The last line is the geom_text() function that I use to specify that I want to label each observation (i.e. each OECD country) with its name, rather than the default dataset number.

Some geom_text() commands to use:

  • nudge_x (or nudge_y) slightly “nudge” the labels from their corresponding points to help minimise messy overlapping.
  • hjust and vjust move the text label “left”, “center”, “right”, “bottom”, “middle” or “top” of the point.

Yes, yes! There is a package that uses the color palettes of Wes Anderson movies to make graphs look just beautiful. Click here to use different Wes Anderson aesthetic themed graphs!

zissou_colors <- wes_palette("Zissou1", 100, type = "continuous")

fin + scale_color_gradientn(colours = zissou_colors)

Which outputs:

Interestingly, it seems that at the very bottom left hand corner of the plot (which shows the countries that are both low in economic globalization and low in social globalization), we have two OECD countries that score high on democracy – Japan and South Korea- right next to two countries that score the lowest in the OECD on democracy, Turkey and Mexico.

So it could be interesting to further examine why these countries from opposite ends of the democracy spectrum have similar pattern of low globalization. It puts a spanner in the proverbial works with my working theory that countries higher in democracy are more likely to be more globalized! What is special about these two high democracy countries that gives them such low scores on globalization.

Create facetted scatterplots with the ggplot2 package in R

If I want to graphically display the relationship between two variables, the ggplot2 package is a very handy way to produce graphs.

For example, I can use the ggplot2 package to graphically examine the relationship between civil society strength and freedom of citizens from torture. Also I can see whether this relationship is the same across regime types.

I choose one year from my dataframe to examine.

data2000 <- myPanel[which(myPanel$year == "2000"),]

Next, I install the ggplot2 package

install.packages("ggplot2")
library(ggplot2)

The grammar of ggplot2 includes:

  • aes() indicates how variables are mapped to visual properties or aesthetics. The first variable goes on the x-axis and the second variable goes on the y-axis.
  • geom_point() creates a scatterplot style graph. Alternatives to this are geom_line(), which creates a line plot and geom_histogram() which creates a histogram plot.
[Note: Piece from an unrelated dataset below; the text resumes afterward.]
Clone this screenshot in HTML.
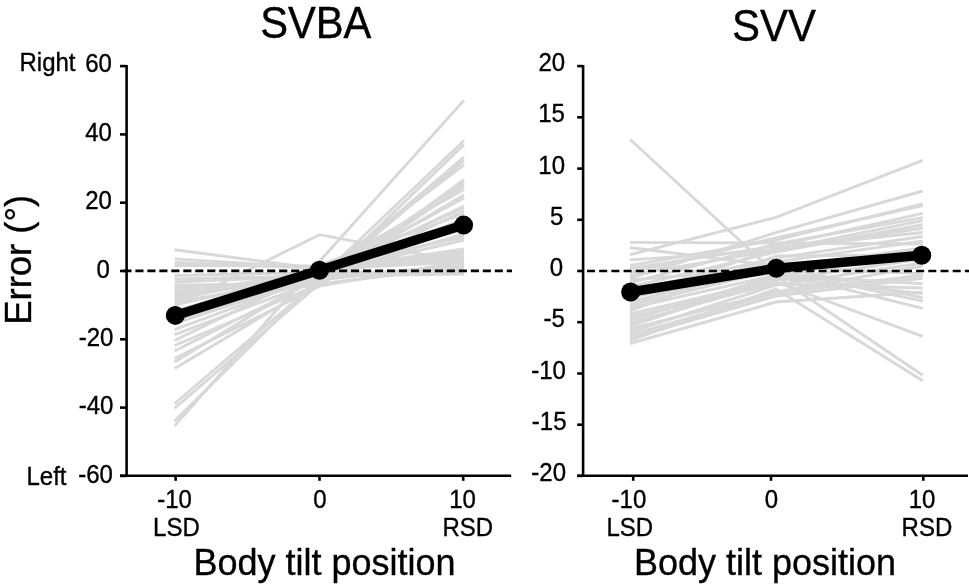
<!DOCTYPE html>
<html><head><meta charset="utf-8"><style>
html,body{margin:0;padding:0;background:#fff;overflow:hidden;}
svg{display:block;}
text{font-family:"Liberation Sans", sans-serif;fill:#000;stroke:#000;stroke-width:0.35px;}
svg{will-change:transform;}
</style></head><body>
<svg width="969" height="587" viewBox="0 0 969 587">
<g fill="none" stroke="#d8d8d8" stroke-width="2.9" stroke-linejoin="miter" stroke-linecap="butt">
<polyline points="174.6,249.7 319.5,269.0 464.0,262.0"/>
<polyline points="174.6,258.9 319.5,268.0 464.0,259.0"/>
<polyline points="174.6,262.5 319.5,268.0 464.0,256.5"/>
<polyline points="174.6,265.5 319.5,266.0 464.0,254.0"/>
<polyline points="174.6,275.5 319.5,272.5 464.0,272.0"/>
<polyline points="174.6,279.0 319.5,276.0 464.0,274.0"/>
<polyline points="174.6,282.0 319.5,276.0 464.0,269.0"/>
<polyline points="174.6,285.0 319.5,284.0 464.0,266.5"/>
<polyline points="174.6,287.5 319.5,280.0 464.0,264.0"/>
<polyline points="174.6,290.0 319.5,286.0 464.0,261.5"/>
<polyline points="174.6,292.5 319.5,274.0 464.0,251.5"/>
<polyline points="174.6,295.0 319.5,270.0 464.0,249.0"/>
<polyline points="174.6,297.5 319.5,274.0 464.0,240.0"/>
<polyline points="174.6,300.0 319.5,268.0 464.0,237.0"/>
<polyline points="174.6,302.5 319.5,276.0 464.0,234.0"/>
<polyline points="174.6,305.0 319.5,272.0 464.0,229.0"/>
<polyline points="174.6,311.0 319.5,270.0 464.0,224.0"/>
<polyline points="174.6,314.0 319.5,275.0 464.0,219.0"/>
<polyline points="174.6,317.0 319.5,265.0 464.0,214.0"/>
<polyline points="174.6,320.0 319.5,280.0 464.0,211.0"/>
<polyline points="174.6,323.0 319.5,272.0 464.0,208.0"/>
<polyline points="174.6,329.7 319.5,276.0 464.0,198.0"/>
<polyline points="174.6,334.6 319.5,280.0 464.0,195.0"/>
<polyline points="174.6,340.5 319.5,270.0 464.0,189.4"/>
<polyline points="174.6,345.5 319.5,284.0 464.0,185.8"/>
<polyline points="174.6,351.0 319.5,278.0 464.0,182.7"/>
<polyline points="174.6,358.5 319.5,286.0 464.0,179.7"/>
<polyline points="174.6,362.0 319.5,274.0 464.0,164.8"/>
<polyline points="174.6,368.6 319.5,282.0 464.0,160.7"/>
<polyline points="174.6,403.5 319.5,280.0 464.0,157.2"/>
<polyline points="174.6,408.2 319.5,284.0 464.0,144.6"/>
<polyline points="174.6,421.1 319.5,278.0 464.0,140.5"/>
<polyline points="174.6,425.9 319.5,261.5 464.0,100.2"/>
<polyline points="174.6,323.5 319.5,276.0 464.0,206.0"/>
<polyline points="174.6,306.5 319.5,234.7 464.0,262.5"/>
<polyline points="630.0,139.2 776.0,274.0 922.7,251.0"/>
<polyline points="630.0,242.4 776.0,243.0 922.7,244.0"/>
<polyline points="630.0,247.5 776.0,266.0 922.7,273.9"/>
<polyline points="630.0,254.7 776.0,217.4 922.7,160.4"/>
<polyline points="630.0,278.0 776.0,232.7 922.7,191.0"/>
<polyline points="630.0,265.5 776.0,240.0 922.7,204.0"/>
<polyline points="630.0,268.5 776.0,246.0 922.7,213.3"/>
<polyline points="630.0,272.5 776.0,238.0 922.7,205.5"/>
<polyline points="630.0,275.2 776.0,250.0 922.7,220.6"/>
<polyline points="630.0,259.9 776.0,250.0 922.7,228.2"/>
<polyline points="630.0,283.0 776.0,244.0 922.7,217.6"/>
<polyline points="630.0,287.0 776.0,252.0 922.7,224.8"/>
<polyline points="630.0,291.0 776.0,258.0 922.7,236.5"/>
<polyline points="630.0,295.0 776.0,262.0 922.7,241.0"/>
<polyline points="630.0,299.0 776.0,248.0 922.7,232.5"/>
<polyline points="630.0,302.0 776.0,266.0 922.7,297.8"/>
<polyline points="630.0,305.0 776.0,270.0 922.7,301.2"/>
<polyline points="630.0,308.0 776.0,275.0 922.7,283.7"/>
<polyline points="630.0,311.0 776.0,256.0 922.7,255.0"/>
<polyline points="630.0,314.0 776.0,280.0 922.7,259.0"/>
<polyline points="630.0,317.0 776.0,284.0 922.7,288.0"/>
<polyline points="630.0,320.0 776.0,276.0 922.7,375.3"/>
<polyline points="630.0,323.0 776.0,282.0 922.7,336.4"/>
<polyline points="630.0,326.0 776.0,278.0 922.7,293.5"/>
<polyline points="630.0,329.0 776.0,292.0 922.7,266.0"/>
<polyline points="630.0,332.0 776.0,285.0 922.7,263.0"/>
<polyline points="630.0,335.0 776.0,293.0 922.7,275.2"/>
<polyline points="630.0,338.0 776.0,296.0 922.7,278.2"/>
<polyline points="630.0,340.5 776.0,289.0 922.7,380.8"/>
<polyline points="630.0,343.5 776.0,302.0 922.7,292.3"/>
<polyline points="630.0,280.0 776.0,268.0 922.7,248.0"/>
<polyline points="630.0,297.0 776.0,272.0 922.7,308.4"/>
</g>
<g stroke="#000" stroke-width="2.6" fill="none">
<line x1="123.4" y1="270.9" x2="512" y2="270.9" stroke-dasharray="8.1 3.88"/>
<line x1="583" y1="271" x2="969" y2="271" stroke-dasharray="8 4.19" stroke-dashoffset="8.19"/>
</g>
<g stroke="#000" stroke-width="2.6" fill="none" stroke-linecap="butt">
<line x1="126.6" y1="64.9" x2="126.6" y2="477.1"/>
<line x1="120" y1="66.1" x2="126.6" y2="66.1"/>
<line x1="120" y1="134.4" x2="126.6" y2="134.4"/>
<line x1="120" y1="202.7" x2="126.6" y2="202.7"/>
<line x1="120" y1="271.0" x2="126.6" y2="271.0"/>
<line x1="120" y1="339.3" x2="126.6" y2="339.3"/>
<line x1="120" y1="407.6" x2="126.6" y2="407.6"/>
<line x1="120" y1="475.9" x2="126.6" y2="475.9"/>
<line x1="120" y1="475.8" x2="511.2" y2="475.8"/>
<line x1="175.6" y1="475" x2="175.6" y2="480.8"/>
<line x1="319.5" y1="475" x2="319.5" y2="480.8"/>
<line x1="463.2" y1="475" x2="463.2" y2="480.8"/>
<line x1="583.1" y1="64.9" x2="583.1" y2="477.1"/>
<line x1="577.2" y1="66.1" x2="583.1" y2="66.1"/>
<line x1="577.2" y1="117.3" x2="583.1" y2="117.3"/>
<line x1="577.2" y1="168.6" x2="583.1" y2="168.6"/>
<line x1="577.2" y1="219.8" x2="583.1" y2="219.8"/>
<line x1="577.2" y1="271.0" x2="583.1" y2="271.0"/>
<line x1="577.2" y1="322.2" x2="583.1" y2="322.2"/>
<line x1="577.2" y1="373.5" x2="583.1" y2="373.5"/>
<line x1="577.2" y1="424.7" x2="583.1" y2="424.7"/>
<line x1="577.2" y1="475.9" x2="583.1" y2="475.9"/>
<line x1="577.2" y1="475.8" x2="968" y2="475.8"/>
<line x1="633.2" y1="475" x2="633.2" y2="480.8"/>
<line x1="771.0" y1="475" x2="771.0" y2="480.8"/>
<line x1="923.3" y1="475" x2="923.3" y2="480.8"/>
</g>
<g stroke="#000" stroke-width="9.4" fill="none" stroke-linejoin="round">
<polyline points="175.3,315.4 319.5,270.2 463.6,225.1"/>
<polyline points="630.6,292.0 776.3,268.2 921.7,255.3"/>
</g><g fill="#000">
<circle cx="175.3" cy="315.4" r="9.5"/>
<circle cx="319.5" cy="270.2" r="9.5"/>
<circle cx="463.6" cy="225.1" r="9.5"/>
<circle cx="630.6" cy="292.0" r="9.5"/>
<circle cx="776.3" cy="268.2" r="9.5"/>
<circle cx="921.7" cy="255.3" r="9.5"/>
</g>
<text transform="translate(315.75,37.80) scale(0.993,1.040)" font-size="42" text-anchor="middle">SVBA</text>
<text transform="translate(773.90,40.90) scale(0.998,1.040)" font-size="42" text-anchor="middle">SVV</text>
<text transform="translate(111.94,72.10) scale(1.000,1.040)" font-size="24" text-anchor="end">60</text>
<text transform="translate(111.94,141.00) scale(1.000,1.040)" font-size="24" text-anchor="end">40</text>
<text transform="translate(111.84,208.80) scale(1.000,1.040)" font-size="24" text-anchor="end">20</text>
<text transform="translate(109.94,277.70) scale(1.000,1.040)" font-size="24" text-anchor="end">0</text>
<text transform="translate(113.34,345.70) scale(1.000,1.040)" font-size="24" text-anchor="end">-20</text>
<text transform="translate(113.34,413.70) scale(1.000,1.040)" font-size="24" text-anchor="end">-40</text>
<text transform="translate(112.84,482.80) scale(1.000,1.040)" font-size="24" text-anchor="end">-60</text>
<text transform="translate(565.14,71.00) scale(1.000,1.040)" font-size="24" text-anchor="end">20</text>
<text transform="translate(564.94,122.27) scale(1.000,1.040)" font-size="24" text-anchor="end">15</text>
<text transform="translate(565.04,173.54) scale(1.000,1.040)" font-size="24" text-anchor="end">10</text>
<text transform="translate(563.44,224.81) scale(1.000,1.040)" font-size="24" text-anchor="end">5</text>
<text transform="translate(563.04,276.08) scale(1.000,1.040)" font-size="24" text-anchor="end">0</text>
<text transform="translate(564.84,327.35) scale(1.000,1.040)" font-size="24" text-anchor="end">-5</text>
<text transform="translate(565.84,378.62) scale(1.000,1.040)" font-size="24" text-anchor="end">-10</text>
<text transform="translate(566.54,429.89) scale(1.000,1.040)" font-size="24" text-anchor="end">-15</text>
<text transform="translate(566.04,481.16) scale(1.000,1.040)" font-size="24" text-anchor="end">-20</text>
<text transform="translate(19.53,70.90) scale(1.000,1.040)" font-size="24" text-anchor="start">Right</text>
<text transform="translate(26.53,485.00) scale(1.000,1.040)" font-size="24" text-anchor="start">Left</text>
<text transform="translate(174.50,507.50) scale(1.000,1.040)" font-size="24" text-anchor="middle">-10</text>
<text transform="translate(320.00,507.50) scale(1.000,1.040)" font-size="24" text-anchor="middle">0</text>
<text transform="translate(462.60,507.50) scale(1.000,1.040)" font-size="24" text-anchor="middle">10</text>
<text transform="translate(628.90,507.50) scale(1.000,1.040)" font-size="24" text-anchor="middle">-10</text>
<text transform="translate(771.50,507.50) scale(1.000,1.040)" font-size="24" text-anchor="middle">0</text>
<text transform="translate(922.00,507.50) scale(1.000,1.040)" font-size="24" text-anchor="middle">10</text>
<text transform="translate(176.40,535.50) scale(1.000,1.040)" font-size="24" text-anchor="middle">LSD</text>
<text transform="translate(467.80,535.50) scale(1.000,1.040)" font-size="24" text-anchor="middle">RSD</text>
<text transform="translate(629.80,535.50) scale(1.000,1.040)" font-size="24" text-anchor="middle">LSD</text>
<text transform="translate(926.90,535.50) scale(1.000,1.040)" font-size="24" text-anchor="middle">RSD</text>
<text transform="translate(193.45,574.90) scale(1.000,1.040)" font-size="36" text-anchor="start">Body tilt position</text>
<text transform="translate(633.95,574.90) scale(1.000,1.040)" font-size="36" text-anchor="start">Body tilt position</text>
<text transform="translate(30.9,324.7) rotate(-90) scale(1.012,1.04)" font-size="36" text-anchor="start">Error (°)</text>
</svg></body></html>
ggplot(data2000, aes(v2xcs_ccsi, v2cltort)) + geom_point() +
xlab("Civil society robustness") +
ylab("Freedom from torture")

Next we can add information on regime types, a categorical variable with four levels.

0 = closed autocracy

1 = electoral autocracy

2 = electoral democracy

3 = liberal democracy

In the aes() function, add colour = regime to differentiate the four categories on the graph

ggplot(data2000, aes(v2xcs_ccsi, v2x_clphy, colour = regime)) +
geom_point()

Alternatively we can use the facet_wrap( ~ regime) function to create four separate scatterplots and examine the relationship separately.

ggplot(data2000, aes(v2xcs_ccsi, v2x_clphy, colour = regime)) +
geom_point() +
facet_wrap(~regime) +
xlab("Civil society robustness") +
ylab("Freedom from torture")

Lastly, we can add a linear model line (method = "lm") with a grey standard error bar (se = TRUE) in the geom_smooth() function.

ggplot(data2000, aes(v2xcs_ccsi, v2x_clphy, colour = regime)) +
geom_point() +
facet_wrap(~regime) +
geom_smooth(method = "lm", se = TRUE) +
xlab("Civil society robustness") +
ylab("Freedom from torture")

In these graphs, we can see that as civil society robustness score increases, the likelihood of a life free from torture increases! Pretty intuitive result and we could argue that there is a third variable – namely strong democratic institutions – that drives this positive relationship.

The graphs break down this relationship across four different regime types, ranging from the most autocratic in the top left hand side to the most democratic in the bottom right. There is more variety in this relationship with closed autocracies (i.e. the red points), with some points deviating far from the line.

The purple graph – liberal democracies – shows a tiny amount of variance. In liberal democracies, it appears that all countries score highly in both civil society robustness and freedom from torture!